Your plan will also need to include a will or a living trust and pour-over will. In the vast majority of states, if you have done no estate planning, then your non-marital partner, no matter how long you’ve been together, will receive nothing. Most states do not recognize “common law” marriage and have not done so for many years. This means that, in most places, if you aren’t married to your partner, the law views your partner the same as a co-worker, neighbor or casual acquaintance. If you die without a plan, the intestacy laws will look for blood relatives to whom to distribute your wealth. This can be a huge problem if, like a fair number of non-married couples, the home you share is owned by exactly one of you. If the legal homeowner dies first, and he/she has done no planning, the home could go to his/her relatives and the surviving partner could be immediately thrown out of the home. To address this problem, you’ll need a will, a trust or some other sort of non-probate transfer device to ensure you avoid this worst-case scenario.

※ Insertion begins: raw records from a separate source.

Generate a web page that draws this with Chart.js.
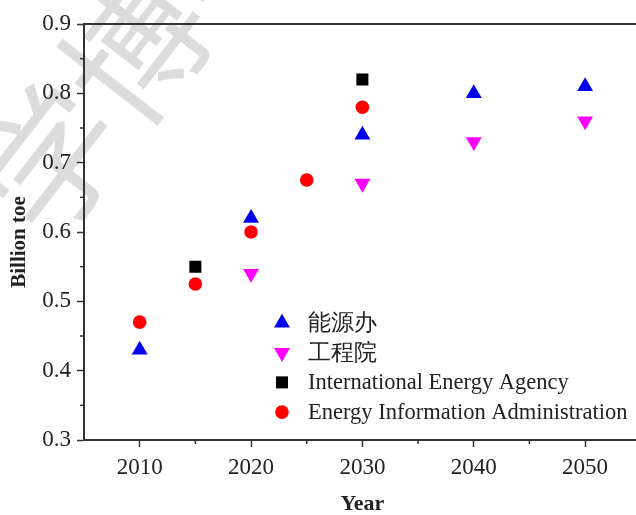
<!DOCTYPE html>
<html>
<head>
<meta charset="utf-8">
<script src="https://cdn.jsdelivr.net/npm/chart.js@4.4.1/dist/chart.umd.min.js"></script>
<style>
  html, body { margin: 0; padding: 0; background: #fff; overflow: hidden; }
  #wrap { width: 650px; height: 515px; }
</style>
</head>
<body>
<div id="wrap"><canvas id="energyChart" width="650" height="515"></canvas></div>
<script>
// series names (legend order)
const seriesNames = ['能源办', '工程院', 'International Energy Agency', 'Energy Information Administration'];

// 能源办
const nengYears = [2010, 2020, 2030, 2040, 2050];
const nengValues = [0.43, 0.62, 0.74, 0.80, 0.81];
// 工程院
const gongYears = [2020, 2030, 2040, 2050];
const gongValues = [0.54, 0.67, 0.73, 0.76];
// International Energy Agency
const ieaYears = [2015, 2030];
const ieaValues = [0.55, 0.82];
// Energy Information Administration
const eiaYears = [2010, 2015, 2020, 2025, 2030];
const eiaValues = [0.47, 0.525, 0.60, 0.675, 0.78];

// tick labels
const xTickLabels = [2010, 2020, 2030, 2040, 2050];
const yTickLabels = [0.3, 0.4, 0.5, 0.6, 0.7, 0.8, 0.9];

const toPoints = (xs, ys) => xs.map((x, i) => ({ x: x, y: ys[i] }));
const serif = "'Liberation Serif', 'Times New Roman', serif";
const axisColor = '#333';

// watermark, minor ticks, top frame line, y title and legend
const extras = {
  id: 'extras',
  beforeDraw(chart) {
    const ctx = chart.ctx;
    ctx.save();
    ctx.fillStyle = '#dcdcdc';
    ctx.font = "140px 'Noto Sans CJK SC'";
    ctx.textBaseline = 'middle';
    ctx.translate(7, 215);
    ctx.rotate(-0.91);
    ctx.fillText('学博学', 0, 0);
    ctx.restore();
  },
  afterDraw(chart) {
    const ctx = chart.ctx;
    const area = chart.chartArea;
    const xs = chart.scales.x, ys = chart.scales.y;
    ctx.save();
    ctx.strokeStyle = axisColor;
    ctx.lineWidth = 2;
    // top frame
    ctx.beginPath();
    ctx.moveTo(area.left, area.top);
    ctx.lineTo(area.right, area.top);
    ctx.stroke();
    // minor ticks
    ctx.lineWidth = 1.5;
    for (let v = 2015; v < 2055; v += 10) {
      const px = xs.getPixelForValue(v);
      ctx.beginPath();
      ctx.moveTo(px, area.bottom);
      ctx.lineTo(px, area.bottom + 4);
      ctx.stroke();
    }
    for (let k = 35; k < 90; k += 10) {
      const py = ys.getPixelForValue(k / 100);
      ctx.beginPath();
      ctx.moveTo(area.left, py);
      ctx.lineTo(area.left - 4, py);
      ctx.stroke();
    }
    // y title
    ctx.save();
    ctx.fillStyle = '#222';
    ctx.font = 'bold 21px ' + serif;
    ctx.textAlign = 'center';
    ctx.textBaseline = 'middle';
    ctx.translate(20, 242);
    ctx.rotate(-Math.PI / 2);
    ctx.fillText('Billion toe', 0, 0);
    ctx.restore();
    // legend
    const lx = area.left + 198;
    const ly = area.top + 299;
    ctx.font = '22.5px ' + serif;
    ctx.textBaseline = 'middle';
    ctx.textAlign = 'left';
    chart.data.datasets.forEach((ds, i) => {
      const y = ly + i * 29.7;
      ctx.fillStyle = ds.backgroundColor;
      ctx.strokeStyle = ds.borderColor;
      Chart.helpers.drawPoint(ctx, {
        pointStyle: ds.pointStyle,
        radius: ds.pointRadius,
        rotation: ds.rotation || 0,
        borderWidth: 0
      }, lx, y);
      ctx.fillStyle = '#222';
      ctx.fillText(ds.label, lx + 26, y + 1);
    });
    ctx.restore();
  }
};

new Chart(document.getElementById('energyChart'), {
  type: 'scatter',
  data: {
    datasets: [
      {
        label: seriesNames[0],
        data: toPoints(nengYears, nengValues),
        pointStyle: 'triangle',
        pointRadius: 9.2,
        backgroundColor: '#0000ee',
        borderColor: '#0000ee',
        borderWidth: 0
      },
      {
        label: seriesNames[1],
        data: toPoints(gongYears, gongValues),
        pointStyle: 'triangle',
        rotation: 180,
        pointRadius: 9.2,
        backgroundColor: '#ff00ff',
        borderColor: '#ff00ff',
        borderWidth: 0
      },
      {
        label: seriesNames[2],
        data: toPoints(ieaYears, ieaValues),
        pointStyle: 'rect',
        pointRadius: 8.5,
        backgroundColor: '#000000',
        borderColor: '#000000',
        borderWidth: 0
      },
      {
        label: seriesNames[3],
        data: toPoints(eiaYears, eiaValues),
        pointStyle: 'circle',
        pointRadius: 6.8,
        backgroundColor: '#ff0000',
        borderColor: '#ff0000',
        borderWidth: 0
      }
    ]
  },
  options: {
    responsive: false,
    animation: false,
    events: [],
    layout: { padding: { top: 24, right: 6, left: 0, bottom: 0 } },
    plugins: {
      legend: { display: false },
      tooltip: { enabled: false }
    },
    scales: {
      x: {
        type: 'linear',
        min: 2005,
        max: 2055,
        afterFit: (s) => { s.height = 75; },
        afterBuildTicks: (s) => { s.ticks = xTickLabels.map(v => ({ value: v })); },
        border: { display: true, color: axisColor, width: 2 },
        grid: { drawOnChartArea: false, tickLength: 7, tickColor: axisColor, tickWidth: 1.5 },
        ticks: { color: '#222', padding: 7, font: { family: serif, size: 23 }, callback: (v) => String(v) },
        title: {
          display: true,
          text: 'Year',
          color: '#222',
          font: { family: serif, size: 22, weight: 'bold' },
          padding: { top: 0, bottom: -3 }
        }
      },
      y: {
        min: 0.3,
        max: 0.9,
        afterFit: (s) => { s.width = 84; },
        afterBuildTicks: (s) => { s.ticks = yTickLabels.map(v => ({ value: v })); },
        border: { display: true, color: axisColor, width: 2 },
        grid: { drawOnChartArea: false, tickLength: 7, tickColor: axisColor, tickWidth: 1.5 },
        ticks: { color: '#222', padding: 6, font: { family: serif, size: 23 }, callback: (v) => v.toFixed(1) },
        title: { display: false }
      }
    }
  },
  plugins: [extras]
});
</script>
</body>
</html>
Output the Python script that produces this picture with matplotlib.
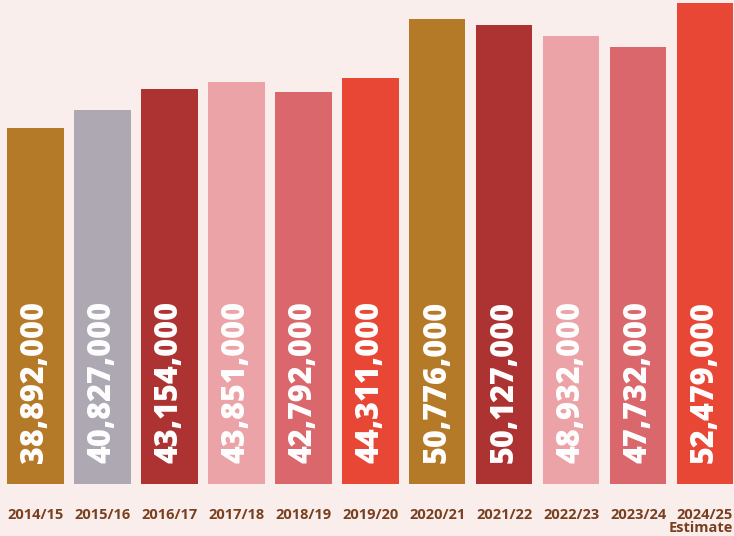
import matplotlib.pyplot as plt

years = ["2014/15", "2015/16", "2016/17", "2017/18", "2018/19", "2019/20",
         "2020/21", "2021/22", "2022/23", "2023/24", "2024/25"]
values = [38892000, 40827000, 43154000, 43851000, 42792000, 44311000,
          50776000, 50127000, 48932000, 47732000, 52479000]
colors = ["#b57a28", "#aea8b2", "#ad3333", "#eba3a7", "#da676b", "#e84735",
          "#b57a28", "#ad3333", "#eba3a7", "#da676b", "#e84735"]

bg = "#f9eeec"
brown = "#7a3f1f"

fig = plt.figure(figsize=(7.34, 5.36), dpi=100, facecolor=bg)
ax = fig.add_axes([0, 52 / 536, 1, 484 / 536])
ax.set_facecolor(bg)

x = list(range(len(years)))
ax.bar(x, values, width=0.845, color=colors)

for xi, v in zip(x, values):
    ax.text(xi, 2300000, f"{v:,}", rotation=90, ha="left", va="center",
            rotation_mode="anchor", color="white", fontsize=22,
            fontweight=800, family="Open Sans")

ax.set_xlim(-0.530, 10.433)
ax.set_ylim(0, 52840000)
ax.set_xticks(x)
ax.set_xticklabels(years, fontsize=10.5, fontweight="bold", color=brown,
                   family="Open Sans")
ax.tick_params(axis="x", length=0, pad=17)
ax.set_yticks([])
for s in ax.spines.values():
    s.set_visible(False)

ax.text(x[-1] + 0.42, -4750000, "Estimate", ha="right", va="center",
        fontsize=10.5, fontweight="bold", color=brown, family="Open Sans")

fig.savefig("out.png", dpi=100, facecolor=bg)
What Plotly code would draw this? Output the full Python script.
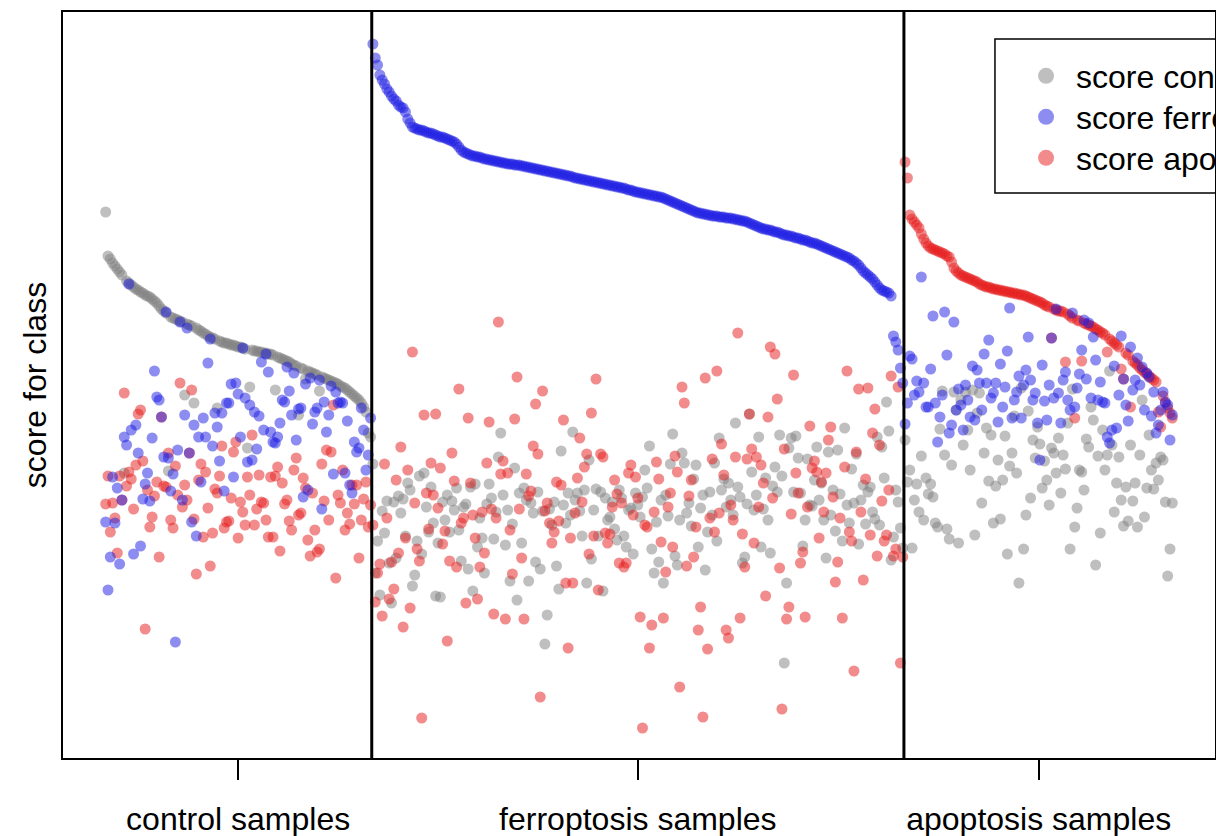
import plotly.graph_objects as go

# ---------------- data ----------------
group_labels = ["control samples", "ferroptosis samples", "apoptosis samples"]
series_labels = ["score control", "score ferroptosis", "score apoptosis"]
series_colors = ["rgba(128,128,128,0.5)", "rgba(28,28,228,0.5)", "rgba(230,25,25,0.5)"]

# control samples (sorted by control score)
ctrl_score_control = [
    546, 502, 499, 495, 492, 489, 486, 483, 285, 477,
    475, 473, 471, 469, 468, 466, 465, 463, 462, 461,
    459, 457, 455, 452, 449, 447, 445, 287, 441, 440,
    439, 438, 437, 436, 363, 434, 433, 432, 355, 430,
    428, 427, 425, 424, 422, 421, 420, 419, 350, 417,
    416, 415, 415, 414, 413, 413, 412, 411, 411, 410,
    409, 310, 371, 408, 407, 407, 406, 406, 405, 405,
    404, 404, 403, 368, 401, 400, 399, 398, 397, 396,
    394, 393, 392, 343, 390, 389, 379, 387, 386, 385,
    384, 383, 367, 381, 380, 379, 378, 377, 376, 375,
    374, 372, 371, 370, 368, 366, 364, 362, 360, 358,
    355, 351, 346, 325, 321]
ctrl_score_ferroptosis = [
    236, 168, 201, 281, 235, 270, 194, 258, 321, 313,
    474, 328, 204, 333, 305, 212, 259, 274, 285, 257,
    320, 387, 361, 358, 341, 301, 446, 300, 267, 284,
    116, 308, 436, 258, 343, 430, 305, 236, 333, 222,
    321, 276, 340, 321, 395, 419, 312, 345, 331, 297,
    345, 267, 355, 355, 374, 281, 375, 364, 321, 410,
    360, 296, 353, 298, 346, 309, 342, 396, 328, 404,
    386, 326, 316, 315, 321, 335, 358, 356, 391, 367,
    343, 385, 318, 349, 350, 261, 374, 268, 380, 334,
    346, 350, 378, 249, 356, 326, 343, 372, 284, 366,
    355, 356, 355, 285, 337, 273, 265, 316, 306, 310,
    350, 328, 288, 303, 340]
ctrl_score_apoptosis = [
    254, 282, 226, 255, 240, 205, 282, 258, 365, 272,
    286, 279, 249, 293, 344, 348, 297, 129, 268, 231,
    241, 262, 276, 201, 341, 272, 271, 305, 238, 230,
    292, 263, 375, 251, 273, 258, 305, 368, 239, 184,
    278, 294, 221, 286, 250, 192, 225, 269, 265, 282,
    312, 230, 236, 237, 260, 306, 316, 220, 256, 246,
    233, 281, 263, 323, 233, 249, 283, 256, 255, 238,
    221, 281, 221, 282, 291, 207, 275, 254, 258, 237,
    228, 288, 300, 243, 245, 280, 270, 218, 202, 265,
    228, 206, 209, 294, 257, 308, 238, 306, 353, 180,
    263, 255, 288, 228, 245, 234, 273, 254, 273, 200,
    238, 259, 276, 231, 253]

# ferroptosis samples (sorted by ferroptosis score)
ferro_score_control = [
    294, 185, 217, 163, 247, 225, 257, 195, 155, 256,
    200, 262, 245, 259, 222, 275, 268, 172, 183, 217,
    282, 204, 285, 251, 226, 271, 235, 162, 215, 161,
    256, 238, 263, 226, 257, 248, 270, 228, 197, 251,
    254, 189, 271, 167, 274, 211, 240, 220, 185, 254,
    274, 260, 219, 246, 301, 325, 263, 213, 248, 177,
    234, 290, 158, 265, 215, 270, 258, 177, 255, 245,
    196, 266, 189, 247, 114, 143, 249, 233, 256, 192,
    169, 307, 253, 235, 265, 243, 326, 258, 265, 247,
    222, 268, 175, 298, 199, 248, 269, 222, 266, 167,
    260, 238, 241, 256, 229, 218, 268, 260, 222, 211,
    248, 250, 204, 265, 253, 241, 261, 288, 270, 312,
    209, 185, 236, 196, 258, 175, 263, 242, 294, 324,
    202, 193, 238, 305, 295, 245, 255, 232, 279, 293,
    211, 250, 263, 188, 226, 266, 243, 295, 217, 320,
    268, 279, 251, 275, 258, 243, 335, 271, 261, 195,
    201, 254, 344, 286, 248, 263, 321, 211, 249, 280,
    238, 205, 272, 291, 266, 323, 282, 95, 175, 310,
    320, 266, 322, 300, 265, 212, 238, 299, 253, 252,
    278, 311, 258, 275, 238, 200, 306, 243, 268, 227,
    308, 264, 217, 330, 253, 235, 289, 255, 304, 214,
    258, 273, 234, 266, 271, 246, 239, 321, 233, 311,
    280, 356, 327, 198, 221, 268, 256, 230, 210]
ferro_score_ferroptosis = [
    714, 700, 693, 683, 678, 674, 669, 666, 662, 659,
    657, 653, 651, 650, 646, 639, 635, 631, 630, 629,
    628, 628, 627, 626, 625, 625, 624, 623, 622, 621,
    621, 620, 619, 618, 617, 616, 614, 611, 608, 606,
    605, 604, 603, 602, 602, 601, 601, 600, 599, 599,
    598, 598, 597, 597, 596, 596, 595, 595, 594, 594,
    594, 593, 593, 593, 592, 592, 591, 591, 590, 590,
    589, 589, 588, 588, 587, 587, 586, 586, 585, 585,
    584, 584, 583, 583, 582, 582, 581, 580, 580, 579,
    579, 578, 578, 577, 577, 576, 576, 575, 575, 574,
    574, 573, 573, 572, 572, 571, 571, 570, 570, 569,
    568, 568, 567, 566, 566, 565, 565, 564, 564, 563,
    563, 562, 562, 561, 561, 560, 559, 558, 557, 556,
    555, 554, 553, 552, 551, 550, 549, 548, 547, 546,
    545, 545, 544, 544, 543, 543, 542, 542, 542, 541,
    541, 541, 540, 540, 540, 539, 539, 538, 538, 537,
    537, 536, 535, 534, 533, 532, 531, 530, 529, 529,
    528, 528, 527, 526, 526, 525, 524, 523, 523, 522,
    522, 521, 520, 520, 519, 518, 518, 517, 516, 515,
    515, 514, 513, 512, 511, 510, 509, 508, 507, 506,
    505, 504, 503, 502, 501, 500, 498, 497, 495, 493,
    490, 487, 485, 483, 481, 479, 476, 473, 470, 468,
    467, 466, 465, 462, 422, 416, 408, 390, 375]
ferro_score_apoptosis = [
    233, 156, 185, 194, 142, 294, 240, 159, 196, 169,
    278, 205, 311, 131, 220, 288, 150, 406, 255, 209,
    197, 40, 343, 265, 229, 295, 263, 344, 250, 290,
    214, 227, 117, 197, 305, 277, 191, 369, 235, 240,
    155, 340, 275, 243, 220, 159, 191, 246, 205, 295,
    336, 249, 144, 240, 436, 284, 297, 139, 285, 228,
    184, 339, 381, 249, 200, 139, 284, 262, 267, 312,
    354, 304, 61, 367, 247, 255, 235, 215, 226, 276,
    237, 273, 338, 175, 110, 220, 175, 245, 280, 320,
    256, 291, 304, 204, 345, 222, 379, 168, 304, 301,
    225, 215, 224, 251, 278, 264, 195, 255, 191,
    195, 285, 293, 243, 281, 260, 141, 30, 233,
    231, 110, 133, 246, 296, 279, 216, 140, 186, 251,
    265, 211, 302, 286, 71, 371, 355, 192, 262, 278,
    201, 231, 128, 151, 41, 380, 109, 240, 299, 226,
    387, 245, 314, 283, 128, 120, 253, 238, 301,
    425, 140, 224, 191, 299, 344, 309, 215, 301, 251,
    293, 275, 162, 341, 411, 260, 404, 359, 190,
    49, 309, 139, 151, 244, 383, 285, 265, 195, 206,
    141, 251, 332, 290, 297, 286, 220, 276, 246,
    285, 318, 331, 261, 176, 196, 240, 140, 291, 387,
    226, 217, 87, 306, 369, 246, 178, 279, 370, 223,
    325, 349, 202, 313, 257, 217, 223, 268, 382,
    202, 209, 371, 95, 201]

# apoptosis samples (sorted by apoptosis score)
apop_score_control = [
    318, 276, 288, 210, 258, 274, 246, 302, 238, 280,
    264, 274, 261, 235, 231, 329, 367, 303, 229, 219,
    293, 366, 348, 215, 358, 313, 366, 328, 288, 368,
    223, 345, 365, 255, 305, 330, 277, 323, 235, 272,
    298, 239, 278, 322, 204, 292, 305, 342, 285, 175,
    370, 209, 243, 347, 260, 318, 300, 331, 314, 270,
    297, 278, 253, 310, 305, 285, 320, 265, 303, 289,
    335, 209, 369, 231, 250, 288, 286, 268, 319, 311,
    351, 338, 193, 302, 225, 328, 288, 303, 387, 313,
    246, 275, 301, 258, 232, 271, 237, 313, 257, 275,
    231, 303, 358, 241, 270, 323, 288, 269, 295, 278,
    301, 298, 256, 182, 209, 255]
apop_score_ferroptosis = [
    334, 355, 402, 399, 363, 377, 366, 481, 375, 351,
    351, 389, 442, 355, 316, 341, 363, 446, 403, 325,
    333, 436, 348, 369, 353, 328, 373, 358, 341, 392,
    338, 388, 375, 348, 404, 375, 418, 360, 365, 375,
    336, 394, 351, 371, 407, 450, 340, 358, 366, 382,
    340, 373, 388, 421, 378, 358, 365, 335, 298, 393,
    357, 338, 373, 420, 360, 449, 365, 335, 378, 386,
    358, 348, 445, 351, 370, 384, 408, 438, 379, 435,
    360, 421, 398, 358, 376, 356, 355, 321, 315, 328,
    392, 330, 363, 422, 379, 353, 337, 411, 368, 378,
    400, 373, 391, 348, 385, 381, 342, 366, 325, 333,
    348, 366, 356, 353, 318, 343]
apop_score_apoptosis = [
    596, 580, 543, 539, 536, 533, 530, 524, 519, 515,
    512, 510, 509, 508, 507, 506, 505, 504, 502, 501,
    496, 490, 487, 485, 483, 482, 481, 480, 479, 478,
    477, 476, 474, 473, 472, 471, 471, 470, 469, 469,
    468, 468, 467, 467, 466, 466, 465, 465, 464, 464,
    463, 463, 462, 461, 460, 459, 458, 457, 456, 455,
    453, 452, 451, 420, 449, 448, 447, 447, 446, 396,
    444, 442, 440, 340, 438, 437, 397, 435, 434, 433,
    432, 431, 429, 428, 426, 425, 423, 406, 419, 417,
    415, 413, 411, 389, 379, 405, 403, 351, 397, 395,
    393, 390, 388, 386, 384, 382, 380, 378, 376, 346,
    331, 362, 355, 350, 345, 340]

# ---------------- assemble ----------------
groups = [
    [ctrl_score_control, ctrl_score_ferroptosis, ctrl_score_apoptosis],
    [ferro_score_control, ferro_score_ferroptosis, ferro_score_apoptosis],
    [apop_score_control, apop_score_ferroptosis, apop_score_apoptosis],
]
sizes = [len(g[k]) for g, k in zip(groups, [0, 1, 2])]
starts = [0, sizes[0], sizes[0] + sizes[1]]
N = sum(sizes)

series_x = [[], [], []]
series_y = [[], [], []]
for g, s0 in zip(groups, starts):
    for k in range(3):
        vals = g[k]
        series_x[k].extend(range(s0 + 1, s0 + 1 + len(vals)))
        series_y[k].extend(vals)

fig = go.Figure()
FONT = "Liberation Sans, Arial, Helvetica, sans-serif"

# drawing order: control, apoptosis, ferroptosis
for k in [0, 2, 1]:
    fig.add_trace(go.Scatter(
        x=series_x[k], y=series_y[k], mode="markers",
        marker=dict(size=11, color=series_colors[k], line=dict(width=0)),
        name=series_labels[k], showlegend=False, hoverinfo="skip"))

# legend entries: one small legend per entry so the line spacing matches
legend_names = ["legend", "legend2", "legend3"]
legend_y = [0.9142, 0.8592, 0.8043]
for k in range(3):
    fig.add_trace(go.Scatter(
        x=[None], y=[None], mode="markers",
        marker=dict(size=16, color=series_colors[k], line=dict(width=0)),
        name=series_labels[k], showlegend=True, legend=legend_names[k]))

pad = 0.04 * (N - 1)
centers = [s0 + (n + 1) / 2 for s0, n in zip(starts, sizes)]

shapes = []
for b in starts[1:]:
    shapes.append(dict(type="line", xref="x", yref="paper", x0=b + 0.5, x1=b + 0.5,
                       y0=0, y1=1, line=dict(color="black", width=3)))
# legend frame
shapes.append(dict(type="rect", xref="paper", yref="paper", x0=0.809, x1=1.05,
                   y0=0.7574, y1=0.9638, line=dict(color="black", width=1.5)))

legend_common = dict(x=0.8273, xanchor="left", yanchor="middle",
                     bgcolor="rgba(0,0,0,0)", borderwidth=0, itemwidth=50,
                     font=dict(family=FONT, size=32, color="black"))
legend_layouts = {name: dict(legend_common, y=yv) for name, yv in zip(legend_names, legend_y)}

fig.update_layout(
    width=1216, height=836,
    margin=dict(l=63, r=1, t=12, b=78, autoexpand=False),
    paper_bgcolor="white", plot_bgcolor="white",
    font=dict(family=FONT, size=32, color="black"),
    showlegend=True,
    shapes=shapes,
    xaxis=dict(range=[1 - pad, N + pad], tickmode="array", tickvals=centers,
               ticktext=group_labels, ticks="outside", ticklen=20, tickwidth=1.5,
               tickcolor="black", showline=True, mirror=True, linecolor="black",
               linewidth=2, showgrid=False, zeroline=False, ticklabelstandoff=12,
               tickfont=dict(family=FONT, size=32, color="black")),
    yaxis=dict(range=[0, 746], showticklabels=False, ticks="", showline=True,
               mirror=True, linecolor="black", linewidth=2, showgrid=False,
               zeroline=False,
               title=dict(text="score for class", standoff=5,
                          font=dict(family=FONT, size=32, color="black"))),
    **legend_layouts,
)

fig.write_html("out.html")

If one of you has relatives that disapprove of your relationship, you have an even higher need for planning. Careful planning, in terms of both the creation and the execution of your plan, can help you reduce the chances that your planning goals will be thwarted by a court challenge to your plan. There are ways that you can give your plan extra protection against a claim by your relatives that you did not have mental capacity to create your plan, or that your partner exerted undue influence over you. This risk can be particularly high if you are advanced in age and your partner is substantially younger than you. In these situations, your estate planning attorney can help you sort through the various planning techniques available to you and which ones may help you best address your unique planning needs.